Repeat the data below exactly, dropping any pictures it holds.
----
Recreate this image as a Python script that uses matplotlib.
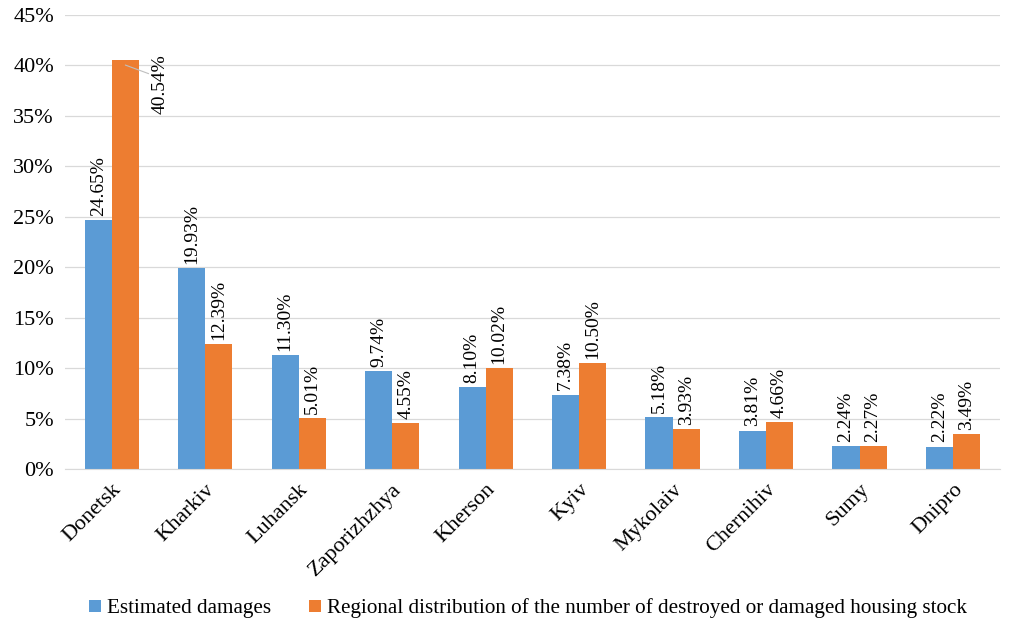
import matplotlib
matplotlib.use("Agg")
import matplotlib.pyplot as plt
import numpy as np

regions = ["Donetsk", "Kharkiv", "Luhansk", "Zaporizhzhya", "Kherson",
           "Kyiv", "Mykolaiv", "Chernihiv", "Sumy", "Dnipro"]
damages = [24.65, 19.93, 11.30, 9.74, 8.10, 7.38, 5.18, 3.81, 2.24, 2.22]
housing = [40.54, 12.39, 5.01, 4.55, 10.02, 10.50, 3.93, 4.66, 2.27, 3.49]

BLUE = "#5B9BD5"
ORANGE = "#ED7D31"

plt.rcParams["font.family"] = ["Liberation Serif", "DejaVu Serif"]

fig = plt.figure(figsize=(10.16, 6.25), dpi=100)
ax = fig.add_axes([0.064, 0.2496, 0.92, 0.7264])

x = np.arange(len(regions))
w = 0.29
ax.bar(x - w / 2, damages, w, color=BLUE, label="Estimated damages", zorder=2)
ax.bar(x + w / 2, housing, w, color=ORANGE,
       label="Regional distribution of the number of destroyed or damaged housing stock",
       zorder=2)

LBL = 14
for xi, v in zip(x - w / 2, damages):
    ax.annotate(f"{v:.2f}%", (xi, v), xytext=(0, 3), textcoords="offset points",
                rotation=90, ha="center", va="bottom", fontsize=LBL)
for i, (xi, v) in enumerate(zip(x + w / 2, housing)):
    if i == 0:
        # label doesn't fit above the tallest bar; place it beside with a leader line
        ax.annotate(f"{v:.2f}%", (xi, v - 0.5), xytext=(xi + 0.37, v + 0.6),
                    rotation=90, ha="center", va="top", fontsize=LBL,
                    arrowprops=dict(arrowstyle="-", color="#BFBFBF", lw=0.8,
                                    shrinkA=0, shrinkB=0, relpos=(0.5, 0.6)))
    else:
        ax.annotate(f"{v:.2f}%", (xi, v), xytext=(0, 3), textcoords="offset points",
                    rotation=90, ha="center", va="bottom", fontsize=LBL)

ax.set_xlim(-0.5, len(regions) - 0.5)
ax.set_ylim(0, 45)
ax.set_yticks(np.arange(0, 46, 5))
ax.set_yticklabels([f"{t}%" for t in range(0, 46, 5)], fontsize=16)
ax.set_xticks(x)
ax.set_xticklabels(regions, rotation=45, ha="right", rotation_mode="anchor", fontsize=16)
ax.tick_params(axis="both", length=0, pad=8)
ax.grid(axis="y", color="#D9D9D9", lw=0.9, zorder=0)
for s in ["top", "right", "left"]:
    ax.spines[s].set_visible(False)
ax.spines["bottom"].set_color("#D9D9D9")

fig.legend(loc="lower center", bbox_to_anchor=(0.52, -0.02), ncol=2, frameon=False,
           fontsize=15.2, handlelength=0.55, handleheight=0.55, handletextpad=0.3,
           columnspacing=1.8)

fig.savefig("out.png", dpi=100)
----
Response
Recreate this image as a Python script that uses matplotlib.
import matplotlib
matplotlib.use("Agg")
import matplotlib.pyplot as plt
import numpy as np

regions = ["Donetsk", "Kharkiv", "Luhansk", "Zaporizhzhya", "Kherson",
           "Kyiv", "Mykolaiv", "Chernihiv", "Sumy", "Dnipro"]
damages = [24.65, 19.93, 11.30, 9.74, 8.10, 7.38, 5.18, 3.81, 2.24, 2.22]
housing = [40.54, 12.39, 5.01, 4.55, 10.02, 10.50, 3.93, 4.66, 2.27, 3.49]

BLUE = "#5B9BD5"
ORANGE = "#ED7D31"

plt.rcParams["font.family"] = ["Liberation Serif", "DejaVu Serif"]

fig = plt.figure(figsize=(10.16, 6.25), dpi=100)
ax = fig.add_axes([0.064, 0.2496, 0.92, 0.7264])

x = np.arange(len(regions))
w = 0.29
ax.bar(x - w / 2, damages, w, color=BLUE, label="Estimated damages", zorder=2)
ax.bar(x + w / 2, housing, w, color=ORANGE,
       label="Regional distribution of the number of destroyed or damaged housing stock",
       zorder=2)

LBL = 14
for xi, v in zip(x - w / 2, damages):
    ax.annotate(f"{v:.2f}%", (xi, v), xytext=(0, 3), textcoords="offset points",
                rotation=90, ha="center", va="bottom", fontsize=LBL)
for i, (xi, v) in enumerate(zip(x + w / 2, housing)):
    if i == 0:
        # label doesn't fit above the tallest bar; place it beside with a leader line
        ax.annotate(f"{v:.2f}%", (xi, v - 0.5), xytext=(xi + 0.37, v + 0.6),
                    rotation=90, ha="center", va="top", fontsize=LBL,
                    arrowprops=dict(arrowstyle="-", color="#BFBFBF", lw=0.8,
                                    shrinkA=0, shrinkB=0, relpos=(0.5, 0.6)))
    else:
        ax.annotate(f"{v:.2f}%", (xi, v), xytext=(0, 3), textcoords="offset points",
                    rotation=90, ha="center", va="bottom", fontsize=LBL)

ax.set_xlim(-0.5, len(regions) - 0.5)
ax.set_ylim(0, 45)
ax.set_yticks(np.arange(0, 46, 5))
ax.set_yticklabels([f"{t}%" for t in range(0, 46, 5)], fontsize=16)
ax.set_xticks(x)
ax.set_xticklabels(regions, rotation=45, ha="right", rotation_mode="anchor", fontsize=16)
ax.tick_params(axis="both", length=0, pad=8)
ax.grid(axis="y", color="#D9D9D9", lw=0.9, zorder=0)
for s in ["top", "right", "left"]:
    ax.spines[s].set_visible(False)
ax.spines["bottom"].set_color("#D9D9D9")

fig.legend(loc="lower center", bbox_to_anchor=(0.52, -0.02), ncol=2, frameon=False,
           fontsize=15.2, handlelength=0.55, handleheight=0.55, handletextpad=0.3,
           columnspacing=1.8)

fig.savefig("out.png", dpi=100)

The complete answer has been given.